_Directions for this task_: Using the data below, output the first line and every line after it up to and including the line containing "import seaborn as sns", exactly as written and with nothing added.

— start of Extracted records —

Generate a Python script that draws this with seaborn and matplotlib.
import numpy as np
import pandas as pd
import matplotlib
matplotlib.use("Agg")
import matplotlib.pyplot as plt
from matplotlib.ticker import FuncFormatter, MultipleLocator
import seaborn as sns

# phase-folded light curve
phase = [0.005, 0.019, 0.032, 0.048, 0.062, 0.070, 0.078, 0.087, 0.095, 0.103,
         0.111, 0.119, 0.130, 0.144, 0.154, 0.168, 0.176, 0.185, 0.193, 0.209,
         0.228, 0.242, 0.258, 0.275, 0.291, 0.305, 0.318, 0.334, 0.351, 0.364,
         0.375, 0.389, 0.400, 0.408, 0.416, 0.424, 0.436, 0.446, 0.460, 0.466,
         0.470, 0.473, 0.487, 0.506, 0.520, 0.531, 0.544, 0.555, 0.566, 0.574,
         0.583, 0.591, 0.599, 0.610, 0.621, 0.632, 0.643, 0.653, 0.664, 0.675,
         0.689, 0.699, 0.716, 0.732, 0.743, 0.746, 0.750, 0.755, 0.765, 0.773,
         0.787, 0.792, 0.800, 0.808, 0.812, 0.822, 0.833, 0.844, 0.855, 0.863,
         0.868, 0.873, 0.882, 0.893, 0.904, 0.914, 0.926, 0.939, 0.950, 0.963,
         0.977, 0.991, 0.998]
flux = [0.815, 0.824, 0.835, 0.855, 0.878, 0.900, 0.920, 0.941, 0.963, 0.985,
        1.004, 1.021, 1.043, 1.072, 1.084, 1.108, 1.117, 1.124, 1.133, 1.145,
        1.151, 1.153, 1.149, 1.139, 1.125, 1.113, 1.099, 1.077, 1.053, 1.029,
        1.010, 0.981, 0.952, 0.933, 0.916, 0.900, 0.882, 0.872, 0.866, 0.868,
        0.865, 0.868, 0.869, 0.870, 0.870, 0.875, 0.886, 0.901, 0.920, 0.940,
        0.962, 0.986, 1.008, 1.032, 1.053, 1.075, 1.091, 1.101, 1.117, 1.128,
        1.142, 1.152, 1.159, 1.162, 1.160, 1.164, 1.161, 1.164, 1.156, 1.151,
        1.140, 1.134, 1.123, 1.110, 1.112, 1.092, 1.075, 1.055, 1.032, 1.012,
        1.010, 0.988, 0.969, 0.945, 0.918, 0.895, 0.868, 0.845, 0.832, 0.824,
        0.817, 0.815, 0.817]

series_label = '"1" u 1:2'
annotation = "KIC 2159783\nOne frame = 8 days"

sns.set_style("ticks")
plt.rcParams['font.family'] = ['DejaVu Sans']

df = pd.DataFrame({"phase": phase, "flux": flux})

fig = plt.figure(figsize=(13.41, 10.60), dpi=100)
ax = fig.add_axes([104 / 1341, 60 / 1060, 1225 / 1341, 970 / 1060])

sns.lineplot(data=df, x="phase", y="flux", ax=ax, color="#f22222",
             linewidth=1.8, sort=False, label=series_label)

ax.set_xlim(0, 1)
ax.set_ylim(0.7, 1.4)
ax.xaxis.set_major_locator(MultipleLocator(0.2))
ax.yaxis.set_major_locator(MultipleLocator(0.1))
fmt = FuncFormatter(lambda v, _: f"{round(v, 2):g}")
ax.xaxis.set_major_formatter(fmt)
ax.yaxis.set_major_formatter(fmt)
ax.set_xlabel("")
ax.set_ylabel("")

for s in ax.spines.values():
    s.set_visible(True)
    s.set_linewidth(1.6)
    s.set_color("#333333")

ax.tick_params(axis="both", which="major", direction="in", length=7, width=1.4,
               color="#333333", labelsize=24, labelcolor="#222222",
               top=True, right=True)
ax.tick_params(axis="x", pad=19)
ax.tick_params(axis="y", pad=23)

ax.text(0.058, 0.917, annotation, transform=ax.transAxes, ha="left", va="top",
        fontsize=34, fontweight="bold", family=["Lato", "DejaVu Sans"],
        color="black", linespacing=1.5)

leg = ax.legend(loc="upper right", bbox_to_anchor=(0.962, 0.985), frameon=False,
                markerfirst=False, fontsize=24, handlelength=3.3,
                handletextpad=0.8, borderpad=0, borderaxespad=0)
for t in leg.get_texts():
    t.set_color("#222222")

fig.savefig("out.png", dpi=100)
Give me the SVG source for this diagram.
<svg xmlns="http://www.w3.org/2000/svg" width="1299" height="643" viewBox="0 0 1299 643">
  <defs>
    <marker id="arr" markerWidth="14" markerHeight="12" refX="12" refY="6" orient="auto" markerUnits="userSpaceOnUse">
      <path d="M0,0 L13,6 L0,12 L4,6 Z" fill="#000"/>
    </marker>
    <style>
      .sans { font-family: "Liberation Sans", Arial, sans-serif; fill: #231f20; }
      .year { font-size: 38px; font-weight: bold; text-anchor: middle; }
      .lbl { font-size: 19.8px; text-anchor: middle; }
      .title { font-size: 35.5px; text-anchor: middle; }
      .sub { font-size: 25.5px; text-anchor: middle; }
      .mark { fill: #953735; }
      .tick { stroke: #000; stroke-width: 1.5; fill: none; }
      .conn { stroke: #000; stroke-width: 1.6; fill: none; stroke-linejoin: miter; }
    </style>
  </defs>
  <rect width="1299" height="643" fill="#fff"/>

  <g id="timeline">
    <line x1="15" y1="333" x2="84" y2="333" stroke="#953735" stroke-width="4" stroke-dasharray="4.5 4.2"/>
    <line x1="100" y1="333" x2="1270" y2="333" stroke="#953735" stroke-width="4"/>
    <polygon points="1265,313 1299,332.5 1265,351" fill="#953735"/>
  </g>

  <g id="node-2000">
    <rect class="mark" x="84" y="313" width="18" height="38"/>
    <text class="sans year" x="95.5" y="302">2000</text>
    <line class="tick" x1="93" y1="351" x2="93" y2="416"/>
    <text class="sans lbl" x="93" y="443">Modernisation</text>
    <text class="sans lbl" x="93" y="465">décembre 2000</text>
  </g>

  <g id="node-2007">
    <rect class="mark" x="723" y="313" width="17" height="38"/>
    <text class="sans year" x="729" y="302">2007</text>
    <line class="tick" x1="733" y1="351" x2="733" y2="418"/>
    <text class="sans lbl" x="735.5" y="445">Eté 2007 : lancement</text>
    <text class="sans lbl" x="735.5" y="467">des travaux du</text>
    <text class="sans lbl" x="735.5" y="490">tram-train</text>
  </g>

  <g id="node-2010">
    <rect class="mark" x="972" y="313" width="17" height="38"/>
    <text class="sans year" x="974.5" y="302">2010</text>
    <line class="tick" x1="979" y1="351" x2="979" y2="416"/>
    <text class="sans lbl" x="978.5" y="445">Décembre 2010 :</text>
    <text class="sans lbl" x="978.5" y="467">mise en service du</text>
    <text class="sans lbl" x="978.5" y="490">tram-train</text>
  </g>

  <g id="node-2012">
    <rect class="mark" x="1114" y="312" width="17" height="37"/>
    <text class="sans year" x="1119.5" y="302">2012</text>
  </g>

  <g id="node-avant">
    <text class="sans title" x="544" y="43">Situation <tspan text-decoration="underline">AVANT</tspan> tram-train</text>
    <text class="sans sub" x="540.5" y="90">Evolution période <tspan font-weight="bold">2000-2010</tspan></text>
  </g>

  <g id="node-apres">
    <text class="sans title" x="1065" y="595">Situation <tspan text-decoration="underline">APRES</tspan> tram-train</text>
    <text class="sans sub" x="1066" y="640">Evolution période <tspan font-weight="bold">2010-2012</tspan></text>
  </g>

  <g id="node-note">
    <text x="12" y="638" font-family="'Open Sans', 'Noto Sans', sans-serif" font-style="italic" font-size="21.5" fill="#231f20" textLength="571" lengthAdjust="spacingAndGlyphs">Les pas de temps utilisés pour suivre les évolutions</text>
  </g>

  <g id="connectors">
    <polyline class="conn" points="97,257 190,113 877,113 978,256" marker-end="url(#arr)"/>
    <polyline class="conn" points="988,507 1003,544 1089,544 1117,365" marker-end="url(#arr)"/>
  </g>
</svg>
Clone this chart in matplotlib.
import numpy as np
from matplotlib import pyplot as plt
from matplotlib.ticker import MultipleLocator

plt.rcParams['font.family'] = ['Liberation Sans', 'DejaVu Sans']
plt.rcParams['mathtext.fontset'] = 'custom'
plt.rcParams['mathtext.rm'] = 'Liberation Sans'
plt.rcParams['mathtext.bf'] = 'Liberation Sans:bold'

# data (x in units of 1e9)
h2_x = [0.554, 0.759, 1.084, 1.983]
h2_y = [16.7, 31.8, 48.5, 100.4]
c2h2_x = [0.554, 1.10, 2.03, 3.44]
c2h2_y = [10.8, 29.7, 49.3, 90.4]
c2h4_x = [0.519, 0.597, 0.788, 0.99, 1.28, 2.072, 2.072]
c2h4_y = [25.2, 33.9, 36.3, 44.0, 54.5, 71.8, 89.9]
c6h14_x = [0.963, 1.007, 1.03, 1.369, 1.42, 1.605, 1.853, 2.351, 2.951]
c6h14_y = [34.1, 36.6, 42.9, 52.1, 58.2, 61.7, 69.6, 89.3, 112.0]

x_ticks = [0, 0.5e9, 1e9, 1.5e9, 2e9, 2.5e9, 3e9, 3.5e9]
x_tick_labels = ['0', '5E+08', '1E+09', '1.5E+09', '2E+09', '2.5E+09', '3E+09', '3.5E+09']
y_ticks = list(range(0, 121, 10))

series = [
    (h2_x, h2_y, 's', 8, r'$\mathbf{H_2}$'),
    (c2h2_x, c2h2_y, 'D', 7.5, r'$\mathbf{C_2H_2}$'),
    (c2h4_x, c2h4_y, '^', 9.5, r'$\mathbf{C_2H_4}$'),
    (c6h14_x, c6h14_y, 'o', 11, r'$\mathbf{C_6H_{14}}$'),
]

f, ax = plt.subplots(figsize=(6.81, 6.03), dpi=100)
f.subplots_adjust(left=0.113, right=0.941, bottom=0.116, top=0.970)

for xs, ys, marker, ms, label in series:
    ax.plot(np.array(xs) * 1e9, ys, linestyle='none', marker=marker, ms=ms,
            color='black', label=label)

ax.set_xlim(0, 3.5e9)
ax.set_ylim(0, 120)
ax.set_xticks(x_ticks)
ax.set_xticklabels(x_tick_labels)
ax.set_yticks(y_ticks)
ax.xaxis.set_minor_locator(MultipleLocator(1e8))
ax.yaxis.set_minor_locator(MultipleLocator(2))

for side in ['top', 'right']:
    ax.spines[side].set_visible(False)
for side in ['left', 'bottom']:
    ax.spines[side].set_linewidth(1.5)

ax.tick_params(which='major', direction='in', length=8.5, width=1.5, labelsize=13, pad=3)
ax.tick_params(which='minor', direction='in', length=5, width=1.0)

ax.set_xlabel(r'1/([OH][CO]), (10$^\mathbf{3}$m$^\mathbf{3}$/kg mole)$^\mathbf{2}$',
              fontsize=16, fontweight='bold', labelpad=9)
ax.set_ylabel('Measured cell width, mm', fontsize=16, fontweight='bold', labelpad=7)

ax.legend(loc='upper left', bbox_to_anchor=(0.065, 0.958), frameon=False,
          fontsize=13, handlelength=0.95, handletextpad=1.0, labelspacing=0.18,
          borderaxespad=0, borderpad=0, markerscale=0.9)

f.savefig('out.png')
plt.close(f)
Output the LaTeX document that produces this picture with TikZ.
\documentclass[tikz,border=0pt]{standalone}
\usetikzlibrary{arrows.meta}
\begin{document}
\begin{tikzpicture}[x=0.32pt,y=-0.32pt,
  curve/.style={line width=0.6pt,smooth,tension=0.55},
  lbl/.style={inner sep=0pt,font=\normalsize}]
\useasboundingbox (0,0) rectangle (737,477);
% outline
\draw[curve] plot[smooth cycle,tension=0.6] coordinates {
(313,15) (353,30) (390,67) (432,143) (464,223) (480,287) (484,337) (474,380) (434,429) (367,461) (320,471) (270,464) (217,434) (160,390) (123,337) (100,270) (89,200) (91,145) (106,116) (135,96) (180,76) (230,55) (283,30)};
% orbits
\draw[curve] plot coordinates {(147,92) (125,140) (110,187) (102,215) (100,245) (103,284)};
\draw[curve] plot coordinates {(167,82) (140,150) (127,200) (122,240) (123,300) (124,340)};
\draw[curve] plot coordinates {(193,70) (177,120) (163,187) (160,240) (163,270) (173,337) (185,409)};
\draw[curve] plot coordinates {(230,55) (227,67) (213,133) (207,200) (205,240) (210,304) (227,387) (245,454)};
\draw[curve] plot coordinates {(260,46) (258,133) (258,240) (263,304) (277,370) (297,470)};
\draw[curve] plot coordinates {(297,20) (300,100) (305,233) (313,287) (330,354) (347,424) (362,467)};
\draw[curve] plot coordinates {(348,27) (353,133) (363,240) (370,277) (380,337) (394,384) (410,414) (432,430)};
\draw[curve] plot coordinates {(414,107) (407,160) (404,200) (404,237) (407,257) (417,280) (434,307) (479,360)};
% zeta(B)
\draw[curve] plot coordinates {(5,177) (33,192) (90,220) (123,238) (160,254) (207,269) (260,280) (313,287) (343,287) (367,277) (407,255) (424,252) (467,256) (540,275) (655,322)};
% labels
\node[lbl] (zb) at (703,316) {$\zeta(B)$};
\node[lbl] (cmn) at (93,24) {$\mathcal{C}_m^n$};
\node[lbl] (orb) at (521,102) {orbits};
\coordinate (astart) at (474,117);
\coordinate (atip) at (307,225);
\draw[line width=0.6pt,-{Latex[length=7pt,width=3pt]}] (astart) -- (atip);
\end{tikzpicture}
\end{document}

— end of Extracted records —

_Written reply_:
Generate a Python script that draws this with seaborn and matplotlib.
import numpy as np
import pandas as pd
import matplotlib
matplotlib.use("Agg")
import matplotlib.pyplot as plt
from matplotlib.ticker import FuncFormatter, MultipleLocator
import seaborn as sns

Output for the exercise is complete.